For full roof replacement, though, this is often the riskiest route. High interest can turn a necessary home improvement into a much more expensive debt than expected.
What to compare before you choose
When reviewing roof replacement financing options for homeowners, the monthly payment should not be the only number guiding the decision. A lower monthly payment can simply mean a longer term and more total interest paid over time.
Start with the annual percentage rate, the repayment period, and any fees. Then look at whether the rate is fixed or variable, whether there is a prepayment penalty, and how quickly funds will be available. If a financing offer includes deferred interest or a short promotional period, read the fine print carefully. Those details matter.
It also helps to compare financing against the quality of the project itself. The lowest payment does not protect your home if the scope is vague, cleanup is poor, or installation shortcuts create problems later. A premium roof installed professionally, with clear communication and documented details, often protects your investment better than a bargain project financed under attractive terms.
Match the financing to the reason for the project
Not every roof replacement starts from the same place, and your financing choice should reflect that.
If storm damage has made the project urgent, speed and clarity matter most. Insurance proceeds plus a manageable financing plan for the deductible or upgrades may be the practical answer.
If the roof is aging but not yet failing, you may have time to compare options, improve your credit position, or align the replacement with other exterior upgrades. In that case, a home equity product or structured contractor financing may give you better control over timing and design choices.
If you are replacing the roof to improve resale value or complete a larger renovation, think beyond the roof line. Coordinating roofing with gutters, ventilation, trim, or siding can reduce disruption and create a more finished result, but it also changes the financing needs. A broader project may justify a more flexible lending product than a roof-only repair.

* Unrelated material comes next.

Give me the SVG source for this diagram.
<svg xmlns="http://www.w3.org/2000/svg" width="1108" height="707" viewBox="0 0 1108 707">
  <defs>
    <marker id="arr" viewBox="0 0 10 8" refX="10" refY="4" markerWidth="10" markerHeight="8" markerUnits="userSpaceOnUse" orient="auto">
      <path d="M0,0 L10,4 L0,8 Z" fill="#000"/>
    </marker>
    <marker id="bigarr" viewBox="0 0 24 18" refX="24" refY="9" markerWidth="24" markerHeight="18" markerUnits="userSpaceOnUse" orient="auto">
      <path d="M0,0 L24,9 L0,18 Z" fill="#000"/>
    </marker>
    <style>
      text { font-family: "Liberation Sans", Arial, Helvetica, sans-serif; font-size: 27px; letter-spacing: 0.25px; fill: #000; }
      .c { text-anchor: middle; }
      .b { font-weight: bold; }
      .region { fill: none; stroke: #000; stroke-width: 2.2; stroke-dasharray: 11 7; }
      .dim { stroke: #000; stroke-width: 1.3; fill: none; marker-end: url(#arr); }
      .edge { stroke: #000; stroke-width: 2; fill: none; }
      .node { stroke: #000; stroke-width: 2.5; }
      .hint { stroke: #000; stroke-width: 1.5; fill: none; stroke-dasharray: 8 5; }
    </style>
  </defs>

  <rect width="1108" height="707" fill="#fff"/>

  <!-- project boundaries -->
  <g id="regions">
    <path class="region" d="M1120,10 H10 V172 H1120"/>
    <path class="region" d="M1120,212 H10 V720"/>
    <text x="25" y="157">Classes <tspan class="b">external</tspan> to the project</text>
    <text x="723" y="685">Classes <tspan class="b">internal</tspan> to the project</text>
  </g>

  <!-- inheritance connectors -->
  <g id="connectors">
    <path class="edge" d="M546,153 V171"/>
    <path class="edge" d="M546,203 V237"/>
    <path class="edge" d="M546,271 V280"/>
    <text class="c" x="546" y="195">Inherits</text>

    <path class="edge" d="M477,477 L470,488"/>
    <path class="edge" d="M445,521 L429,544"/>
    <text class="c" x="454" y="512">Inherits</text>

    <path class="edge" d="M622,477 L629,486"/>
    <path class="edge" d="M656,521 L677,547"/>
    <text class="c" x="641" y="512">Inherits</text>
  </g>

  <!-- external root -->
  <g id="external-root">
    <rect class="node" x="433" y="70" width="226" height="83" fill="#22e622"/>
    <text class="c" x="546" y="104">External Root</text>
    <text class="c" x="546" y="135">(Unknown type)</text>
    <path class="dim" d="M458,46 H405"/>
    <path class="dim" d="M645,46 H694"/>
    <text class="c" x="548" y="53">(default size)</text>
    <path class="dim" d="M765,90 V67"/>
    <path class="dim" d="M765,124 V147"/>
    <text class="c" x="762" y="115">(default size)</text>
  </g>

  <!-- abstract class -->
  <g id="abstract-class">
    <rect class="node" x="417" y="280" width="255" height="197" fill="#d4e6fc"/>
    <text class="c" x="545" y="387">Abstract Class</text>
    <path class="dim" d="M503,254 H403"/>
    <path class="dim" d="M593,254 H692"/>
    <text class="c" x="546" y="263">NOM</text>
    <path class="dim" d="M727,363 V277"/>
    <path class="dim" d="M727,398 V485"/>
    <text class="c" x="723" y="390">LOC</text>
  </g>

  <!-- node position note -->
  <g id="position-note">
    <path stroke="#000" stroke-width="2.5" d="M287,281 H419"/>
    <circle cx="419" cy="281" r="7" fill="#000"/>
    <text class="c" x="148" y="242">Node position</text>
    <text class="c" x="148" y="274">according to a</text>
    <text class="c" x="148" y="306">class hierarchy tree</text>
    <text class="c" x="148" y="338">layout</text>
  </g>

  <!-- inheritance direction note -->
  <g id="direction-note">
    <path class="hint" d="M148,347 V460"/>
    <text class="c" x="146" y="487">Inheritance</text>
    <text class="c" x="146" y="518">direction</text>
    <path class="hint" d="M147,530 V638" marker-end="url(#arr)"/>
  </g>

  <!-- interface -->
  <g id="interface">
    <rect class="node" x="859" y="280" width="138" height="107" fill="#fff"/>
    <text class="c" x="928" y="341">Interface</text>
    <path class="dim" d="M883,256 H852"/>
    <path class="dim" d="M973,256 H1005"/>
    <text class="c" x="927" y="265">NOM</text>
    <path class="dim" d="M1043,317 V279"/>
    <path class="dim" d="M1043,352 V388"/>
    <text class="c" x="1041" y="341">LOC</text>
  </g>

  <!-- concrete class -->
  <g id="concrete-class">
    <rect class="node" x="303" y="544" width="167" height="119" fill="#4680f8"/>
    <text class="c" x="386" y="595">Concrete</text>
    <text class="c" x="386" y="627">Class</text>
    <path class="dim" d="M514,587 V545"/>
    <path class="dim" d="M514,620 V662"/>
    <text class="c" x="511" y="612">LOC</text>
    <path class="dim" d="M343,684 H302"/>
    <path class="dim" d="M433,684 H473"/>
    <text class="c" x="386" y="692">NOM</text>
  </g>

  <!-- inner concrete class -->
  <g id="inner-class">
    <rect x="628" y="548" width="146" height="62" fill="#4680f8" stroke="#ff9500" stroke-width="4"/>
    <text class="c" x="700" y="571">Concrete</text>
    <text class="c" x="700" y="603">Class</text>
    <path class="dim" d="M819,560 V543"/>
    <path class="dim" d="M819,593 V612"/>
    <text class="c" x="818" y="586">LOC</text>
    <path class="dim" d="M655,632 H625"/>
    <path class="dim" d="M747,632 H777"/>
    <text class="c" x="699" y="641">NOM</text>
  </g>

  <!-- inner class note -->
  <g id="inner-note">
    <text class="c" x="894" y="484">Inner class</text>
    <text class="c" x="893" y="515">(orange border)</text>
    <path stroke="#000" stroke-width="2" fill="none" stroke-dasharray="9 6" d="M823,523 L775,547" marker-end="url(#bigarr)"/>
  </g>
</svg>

A few practical mistakes to avoid
The first mistake is choosing based only on the cheapest upfront number. A vague estimate can leave room for surprises once old materials come off and decking, flashing, or rot issues become visible.
The second is overextending the budget. A roof should strengthen your home and your confidence in it. If the payment plan leaves no room for normal household costs, the stress can outweigh the benefit.
The third is rushing past the contractor evaluation. Financing matters, but so do certifications, workmanship standards, warranties, and how the crew manages your property. Homeowners consistently value fast scheduling, professional communication, and a clean jobsite because those details shape the entire experience.
For homeowners who want both protection and design confidence, working with a contractor that provides a detailed quote and helps you visualize material and color choices can make the financial decision easier. When you understand exactly what you are buying, it is far easier to choose how to pay for it.
A roof is not just another bill. It is the layer that stands between your home and the weather, and it affects how your home looks, performs, and holds value over time. The right financing choice is the one that lets you complete the job without cutting corners, with terms you understand, and with confidence that the finished result will protect your investment for years to come.